* [DATA EXCERPT]
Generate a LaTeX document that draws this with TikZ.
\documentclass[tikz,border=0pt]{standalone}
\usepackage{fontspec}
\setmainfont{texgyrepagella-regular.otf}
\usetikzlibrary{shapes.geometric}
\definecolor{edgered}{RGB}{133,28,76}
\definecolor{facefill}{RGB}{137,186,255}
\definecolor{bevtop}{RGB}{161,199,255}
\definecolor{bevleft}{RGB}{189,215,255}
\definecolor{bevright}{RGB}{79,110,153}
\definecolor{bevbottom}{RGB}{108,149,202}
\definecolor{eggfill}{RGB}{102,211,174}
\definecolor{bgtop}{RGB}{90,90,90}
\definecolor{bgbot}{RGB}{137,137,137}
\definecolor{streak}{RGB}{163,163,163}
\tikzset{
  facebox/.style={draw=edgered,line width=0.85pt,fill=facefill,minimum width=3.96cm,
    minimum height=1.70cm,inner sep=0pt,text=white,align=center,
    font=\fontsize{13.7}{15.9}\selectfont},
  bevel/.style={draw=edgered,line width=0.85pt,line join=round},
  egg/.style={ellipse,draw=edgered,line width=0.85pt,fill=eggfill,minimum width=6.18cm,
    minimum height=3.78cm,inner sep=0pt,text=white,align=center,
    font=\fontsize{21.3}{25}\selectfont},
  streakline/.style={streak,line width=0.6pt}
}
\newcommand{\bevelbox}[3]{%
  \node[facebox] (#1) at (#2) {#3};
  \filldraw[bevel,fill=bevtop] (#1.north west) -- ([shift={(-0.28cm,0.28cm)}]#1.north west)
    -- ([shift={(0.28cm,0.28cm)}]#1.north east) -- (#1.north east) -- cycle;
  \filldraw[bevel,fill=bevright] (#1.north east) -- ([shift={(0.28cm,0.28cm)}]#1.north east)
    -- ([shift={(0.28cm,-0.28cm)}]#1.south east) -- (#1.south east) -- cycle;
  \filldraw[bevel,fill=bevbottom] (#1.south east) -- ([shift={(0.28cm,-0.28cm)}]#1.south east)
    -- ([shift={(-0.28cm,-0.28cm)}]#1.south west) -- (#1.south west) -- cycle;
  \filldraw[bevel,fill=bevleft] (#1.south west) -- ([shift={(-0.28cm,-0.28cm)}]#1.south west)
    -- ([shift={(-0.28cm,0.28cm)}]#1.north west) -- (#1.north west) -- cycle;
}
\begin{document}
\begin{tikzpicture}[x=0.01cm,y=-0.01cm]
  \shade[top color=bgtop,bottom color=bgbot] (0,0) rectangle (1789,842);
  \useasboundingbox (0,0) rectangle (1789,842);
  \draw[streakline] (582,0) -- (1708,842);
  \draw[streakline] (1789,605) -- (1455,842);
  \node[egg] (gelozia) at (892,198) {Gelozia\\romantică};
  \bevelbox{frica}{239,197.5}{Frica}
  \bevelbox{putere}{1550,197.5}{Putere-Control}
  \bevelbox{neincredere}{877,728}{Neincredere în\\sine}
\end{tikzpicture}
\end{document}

* [TASK GOAL]
Write out all the data again, exactly as it appears.

* [TASK RESPONSE]
Generate a LaTeX document that draws this with TikZ.
\documentclass[tikz,border=0pt]{standalone}
\usepackage{fontspec}
\setmainfont{texgyrepagella-regular.otf}
\usetikzlibrary{shapes.geometric}
\definecolor{edgered}{RGB}{133,28,76}
\definecolor{facefill}{RGB}{137,186,255}
\definecolor{bevtop}{RGB}{161,199,255}
\definecolor{bevleft}{RGB}{189,215,255}
\definecolor{bevright}{RGB}{79,110,153}
\definecolor{bevbottom}{RGB}{108,149,202}
\definecolor{eggfill}{RGB}{102,211,174}
\definecolor{bgtop}{RGB}{90,90,90}
\definecolor{bgbot}{RGB}{137,137,137}
\definecolor{streak}{RGB}{163,163,163}
\tikzset{
  facebox/.style={draw=edgered,line width=0.85pt,fill=facefill,minimum width=3.96cm,
    minimum height=1.70cm,inner sep=0pt,text=white,align=center,
    font=\fontsize{13.7}{15.9}\selectfont},
  bevel/.style={draw=edgered,line width=0.85pt,line join=round},
  egg/.style={ellipse,draw=edgered,line width=0.85pt,fill=eggfill,minimum width=6.18cm,
    minimum height=3.78cm,inner sep=0pt,text=white,align=center,
    font=\fontsize{21.3}{25}\selectfont},
  streakline/.style={streak,line width=0.6pt}
}
\newcommand{\bevelbox}[3]{%
  \node[facebox] (#1) at (#2) {#3};
  \filldraw[bevel,fill=bevtop] (#1.north west) -- ([shift={(-0.28cm,0.28cm)}]#1.north west)
    -- ([shift={(0.28cm,0.28cm)}]#1.north east) -- (#1.north east) -- cycle;
  \filldraw[bevel,fill=bevright] (#1.north east) -- ([shift={(0.28cm,0.28cm)}]#1.north east)
    -- ([shift={(0.28cm,-0.28cm)}]#1.south east) -- (#1.south east) -- cycle;
  \filldraw[bevel,fill=bevbottom] (#1.south east) -- ([shift={(0.28cm,-0.28cm)}]#1.south east)
    -- ([shift={(-0.28cm,-0.28cm)}]#1.south west) -- (#1.south west) -- cycle;
  \filldraw[bevel,fill=bevleft] (#1.south west) -- ([shift={(-0.28cm,-0.28cm)}]#1.south west)
    -- ([shift={(-0.28cm,0.28cm)}]#1.north west) -- (#1.north west) -- cycle;
}
\begin{document}
\begin{tikzpicture}[x=0.01cm,y=-0.01cm]
  \shade[top color=bgtop,bottom color=bgbot] (0,0) rectangle (1789,842);
  \useasboundingbox (0,0) rectangle (1789,842);
  \draw[streakline] (582,0) -- (1708,842);
  \draw[streakline] (1789,605) -- (1455,842);
  \node[egg] (gelozia) at (892,198) {Gelozia\\romantică};
  \bevelbox{frica}{239,197.5}{Frica}
  \bevelbox{putere}{1550,197.5}{Putere-Control}
  \bevelbox{neincredere}{877,728}{Neincredere în\\sine}
\end{tikzpicture}
\end{document}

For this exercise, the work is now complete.